**Objective**
Copy out exactly the lines from the first line of the material below through the line containing "const yTicks = [0, 1, 2, 3, 4, 5, 6, 7, 8];", and nothing beyond them.

**Collected data**

┄┄┄┄┄┄┄┄┄┄

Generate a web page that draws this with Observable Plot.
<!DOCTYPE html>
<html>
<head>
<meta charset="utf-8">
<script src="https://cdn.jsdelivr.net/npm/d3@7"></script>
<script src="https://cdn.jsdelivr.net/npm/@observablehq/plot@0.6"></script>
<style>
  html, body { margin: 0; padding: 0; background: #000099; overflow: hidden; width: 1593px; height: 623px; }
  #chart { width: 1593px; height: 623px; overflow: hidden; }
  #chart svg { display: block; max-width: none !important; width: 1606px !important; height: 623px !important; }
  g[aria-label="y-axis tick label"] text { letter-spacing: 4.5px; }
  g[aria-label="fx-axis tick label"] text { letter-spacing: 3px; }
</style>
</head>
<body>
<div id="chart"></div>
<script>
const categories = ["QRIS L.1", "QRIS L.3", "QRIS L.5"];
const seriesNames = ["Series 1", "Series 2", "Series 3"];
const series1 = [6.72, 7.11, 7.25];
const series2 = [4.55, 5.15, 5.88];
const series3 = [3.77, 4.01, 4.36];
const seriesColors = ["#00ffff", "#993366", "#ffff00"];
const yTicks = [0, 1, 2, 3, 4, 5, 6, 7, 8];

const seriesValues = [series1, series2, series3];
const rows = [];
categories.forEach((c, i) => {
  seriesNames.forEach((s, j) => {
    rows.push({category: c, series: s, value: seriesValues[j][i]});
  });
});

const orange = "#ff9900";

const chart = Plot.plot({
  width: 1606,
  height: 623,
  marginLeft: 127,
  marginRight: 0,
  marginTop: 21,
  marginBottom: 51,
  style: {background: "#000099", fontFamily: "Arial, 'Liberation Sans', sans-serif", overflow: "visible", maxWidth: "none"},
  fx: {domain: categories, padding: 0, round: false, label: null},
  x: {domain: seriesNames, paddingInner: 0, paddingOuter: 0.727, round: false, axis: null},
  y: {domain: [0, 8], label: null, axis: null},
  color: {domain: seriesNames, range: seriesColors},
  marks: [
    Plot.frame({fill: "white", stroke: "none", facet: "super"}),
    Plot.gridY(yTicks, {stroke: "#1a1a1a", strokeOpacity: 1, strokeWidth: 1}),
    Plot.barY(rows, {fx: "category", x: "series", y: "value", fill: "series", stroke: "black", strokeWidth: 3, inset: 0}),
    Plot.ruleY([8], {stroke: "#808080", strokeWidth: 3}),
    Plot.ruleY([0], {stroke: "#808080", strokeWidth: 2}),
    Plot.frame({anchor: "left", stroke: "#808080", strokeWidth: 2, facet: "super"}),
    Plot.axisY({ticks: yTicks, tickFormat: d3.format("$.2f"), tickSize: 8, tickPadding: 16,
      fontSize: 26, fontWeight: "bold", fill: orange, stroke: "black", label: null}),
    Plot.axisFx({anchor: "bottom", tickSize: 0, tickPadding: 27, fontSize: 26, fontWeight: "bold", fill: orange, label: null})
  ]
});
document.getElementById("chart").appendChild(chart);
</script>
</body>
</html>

┄┄┄┄┄┄┄┄┄┄

**Result below**
Generate a web page that draws this with Observable Plot.
<!DOCTYPE html>
<html>
<head>
<meta charset="utf-8">
<script src="https://cdn.jsdelivr.net/npm/d3@7"></script>
<script src="https://cdn.jsdelivr.net/npm/@observablehq/plot@0.6"></script>
<style>
  html, body { margin: 0; padding: 0; background: #000099; overflow: hidden; width: 1593px; height: 623px; }
  #chart { width: 1593px; height: 623px; overflow: hidden; }
  #chart svg { display: block; max-width: none !important; width: 1606px !important; height: 623px !important; }
  g[aria-label="y-axis tick label"] text { letter-spacing: 4.5px; }
  g[aria-label="fx-axis tick label"] text { letter-spacing: 3px; }
</style>
</head>
<body>
<div id="chart"></div>
<script>
const categories = ["QRIS L.1", "QRIS L.3", "QRIS L.5"];
const seriesNames = ["Series 1", "Series 2", "Series 3"];
const series1 = [6.72, 7.11, 7.25];
const series2 = [4.55, 5.15, 5.88];
const series3 = [3.77, 4.01, 4.36];
const seriesColors = ["#00ffff", "#993366", "#ffff00"];
const yTicks = [0, 1, 2, 3, 4, 5, 6, 7, 8];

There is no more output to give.